Look, I'll be honest with you: the original content from that Mashable article came in completely empty. Literally a page of Google cookies. Only the title survived. But the title already tells us everything we need to know — and, honestly, it says more than Apple would like.
M5 chips. iPhone 17e. New displays.
The holy trinity of Cupertino's annual liturgy. The mass that the tech market watches on its knees, with analysts drooling like Pavlov's dog every time Tim Cook walks onto a stage with that little smirk of a man who just sold a kidney for $1,199.
The Chip Circus
The M5 is Apple's new processor. Faster, more efficient, more "revolutionary" — like every chip they've launched since they decided to dump Intel and do everything in-house. And you know what? They're right to do it. Vertical integration of the supply chain is power. Whoever controls the silicon controls the game.
But let's separate real engineering from perfumed marketing.
With every chip generation, Apple promises performance gains that, in practice, the average user — the one who uses their Mac to open Excel and Netflix — will never notice. It's like swapping out the engine on a Ferrari to sit in bumper-to-bumper traffic on the 405. Looks great on paper, useless on the road.
For heavy-duty professionals — video editing, 3D rendering, machine learning — yes, it makes a difference.
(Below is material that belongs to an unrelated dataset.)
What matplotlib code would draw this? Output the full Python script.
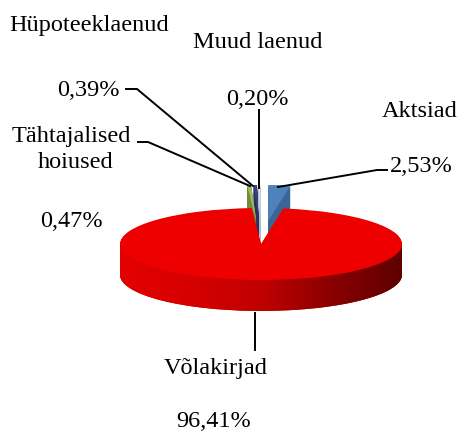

But that crowd is a tiny slice. The bulk of Apple's money comes from people who want the apple logo at the coffee shop.
iPhone 17e: The Trojan Horse
The "e" in the name is interesting. Historically, Apple uses that little letter for cheaper versions. Remember the iPhone SE? The strategy is clear: capture the market that doesn't want (or can't afford) to drop a thousand bucks on a smartphone.
And here's where the masterstroke lives.
In a scenario where global consumers are strapped — interest rates sky-high worldwide, inflation that won't quit, purchasing power melting away — Apple needs to keep sales volume up. The premium iPhone has already saturated developed markets. Everyone who was going to buy an iPhone Pro Max already bought one.
So what do you do? You step into the budget ring. Not with a crappy product — Apple never does that — but with a product that's "good enough" to hook a new generation on the ecosystem. It's silicon crack, my friend. The first hit is cheaper, but once you're locked into iCloud, Apple Music, Apple Pay... game over, you're theirs forever.
That's corporate genius. And it's exactly what Warren Buffett saw when he stuffed Berkshire Hathaway to the gills with Apple stock.
New Displays: The Cherry on Top (or on the Balance Sheet)
Better screens mean higher margins. Display components are one of the areas where Apple squeezes out the most value. Every screen upgrade justifies another $200 on the price tag — and consumers pay with a smile because "the colors are more vibrant."
Samsung and LG, who supply those panels, are thankful too. It's a value chain where everybody wins. Except your wallet, of course.
What This Means for Investors
Apple ($AAPL) continues to be what it's always been: an obscene cash-generating machine with a competitive moat (Buffett's famous moat) that's virtually impossible to cross.
But — and here comes the gut punch — it's expensive. With a P/E ratio through the roof and revenue growth decelerating, the market has already priced in a whole lot of good news. Buying Apple today is a bet that the company will keep reinventing ways to charge you more for the same ecosystem.
They probably will. But the margin of safety that Ben Graham preached about? That doesn't exist at the current price.
So before you rush out to buy AAPL because the M5 chip is "revolutionary," ask yourself: are you investing based on fundamentals, or are you hypnotized by the same marketing that got you to drop a grand on a phone?
Because in the market, just like in the Apple Store, the most expensive product of all is the illusion that you need the latest release.